3. Count III -- Unjust Enrichment

Count III alleges unjust enrichment, also known as "money had and received." Specifically, Plaintiff alleges that "Budget has unjustly received and retained a monetary gain and benefit" to the detriment of Plaintiff. (Compl. ¶¶ 42-45.) Under New Jersey law, a claim under the quasi-contractual theory of unjust enrichment has only two essential elements: "(1) that the defendant has received a benefit from the plaintiff, and (2) that the retention of the benefit by the defendant is inequitable." Wanaque Borough Sewerage Auth. v. West Milford, 144 N.J. 564, 575 (1996) (internal citations omitted). Similarly, under Texas law, "the sole inquiry for a court deciding a money had and received claim is whether the defendant holds money that, in equity and good conscience, belongs to the plaintiff." Neb. Beef, Ltd. v. KBK Fin., Inc., 2006 U.S. Dist. LEXIS 18560, at *21 n.9 (N.D. Tex. March 3, 2006).

The Court assumes, but does not decide, that Plaintiff has sufficiently alleged that Budget somehow received a benefit from the refueling service charge Plaintiff paid to Budget's licensee. However, as the Court has already discussed in detail, Plaintiff has failed to sufficiently plead any basis upon which the Defendant's retention of the refueling service charge in this context could be considered unjust, which renders this count insufficient to withstand dismissal.

Furthermore, it is generally the case that when a valid, express contract covers the subject matter of the parties' dispute, a plaintiff cannot recover under a quasi-contract theory such as unjust enrichment. See Fortune Prod. Co. v. Conoco, Inc., 52 S.W.3d 671, 684 (Tex. 2000); Moser v. Milner Hotels, Inc., 78 A.2d 393, 394 (N.J. 1951). If the Court credits Plaintiff's allegation that Budget could in theory be held liable under Plaintiff's written agreement with the independent licensee, then the Court cannot simultaneously find that Plaintiff has set forth a viable claim against Budget for unjust enrichment. Count III must therefore be dismissed as a matter of law.

4. Count IV -- Consumer Fraud Act

Count IV of Plaintiff's Complaint alleges, under several theories, that Budget's imposition of the refueling service charge upon Plaintiff violates the New Jersey Consumer Fraud Act ("NJCFA"). (Compl. ¶¶ 46-51.) See N.J.S.A. § 56:8-1 et seq. However, the Complaint's allegations of Budget's fraud, deception, unconscionability, misrepresentation, concealment, suppression and/or omission with respect to the refueling service charge depend upon the same allegations of illegality that the Court has already found to be baseless, conclusory and contradicted by the plain language of the rental agreement. Plaintiff, therefore, fails to state a claim under either the NJCFA or its Texas counterpart, the Texas Deceptive Trade Practices Act*fn4 ("DTPA"). See Tex. Bus. & Com. Code § 17.41 et seq. Count IV must therefore be dismissed.

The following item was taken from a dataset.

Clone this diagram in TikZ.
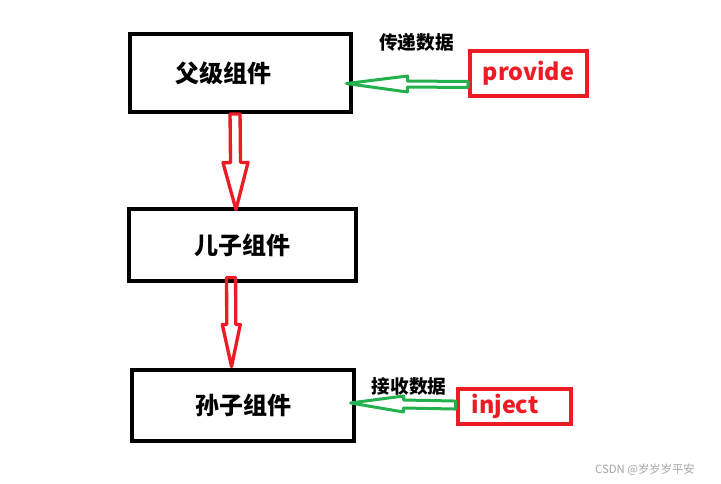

Furthermore, claims under both the NJCFA and DTPA are subject to the requirements of Fed. R. Civ. P. 9(b) that allegations of fraud must be stated with particularity. Naporano Iron & Metal Co. v. American Crane Corp., 79 F. Supp. 2d 494, 510-12 (D.N.J. 1999); Frith v. Guardian Life Ins. Co. of Am., 9 F. Supp. 2d 734, 742 (S.D. Tex. 1998). Plaintiff's bald allegation that Budget "knowingly misrepresented material facts relating to the so-called refueling service charge" (Compl. ¶ 48) fails to meet the particularity requirements for allegations of fraud under Fed. Rule Civ. P. 9(b). See In re Burlington Coat Factory, 114 F.3d at 1418 ("[E]ven under a relaxed application of Rule 9(b), boilerplate and conclusory allegations will not suffice. Plaintiffs must accompany their legal theory with factual allegations that make their theoretically viable claim plausible."). The requirements of Rule 9(b) may be satisfied if the Complaint describes the circumstances of the alleged fraud with precise allegations of date, time or place. See Craftmatic Sec. Litig. v. Kraftsow, 890 F.2d 628, 645 (3d Cir. 1989) (citing Seville Indus. Mach. Corp. v. Southmost Mach. Corp., 742 F.2d 786, 791 (3d Cir. 1984)). The Complaint here, however, fails to identify or describe any misrepresentations made by Budget with respect to the refueling service charge. Therefore, to the extent that Count IV relies upon the allegation of a misrepresentation by Budget, the Court has an additional basis for finding Count IV insufficient as a matter of law.

5. Count V -- Equitable and Declaratory Relief

In Count V, Plaintiff asks this Court to exercise its equitable jurisdiction and order Budget (1) to cease and desist from the unlawful conduct alleged elsewhere in the Complaint, and (2) to modify its lease provisions to conform with the law. (Compl. ¶¶ 52-53.) Because Plaintiff has failed to sufficiently allege any theory upon which this Court could find that Budget acted unlawfully in imposing the refueling service charge upon Plaintiff, Count V must also be dismissed as a matter of law.


For the foregoing reasons, Defendant Budget Rent-A-Car System's motion to dismiss the Class Action Complaint is GRANTED, and Plaintiff's Class Action Complaint is DISMISSED. An appropriate order accompanies this opinion.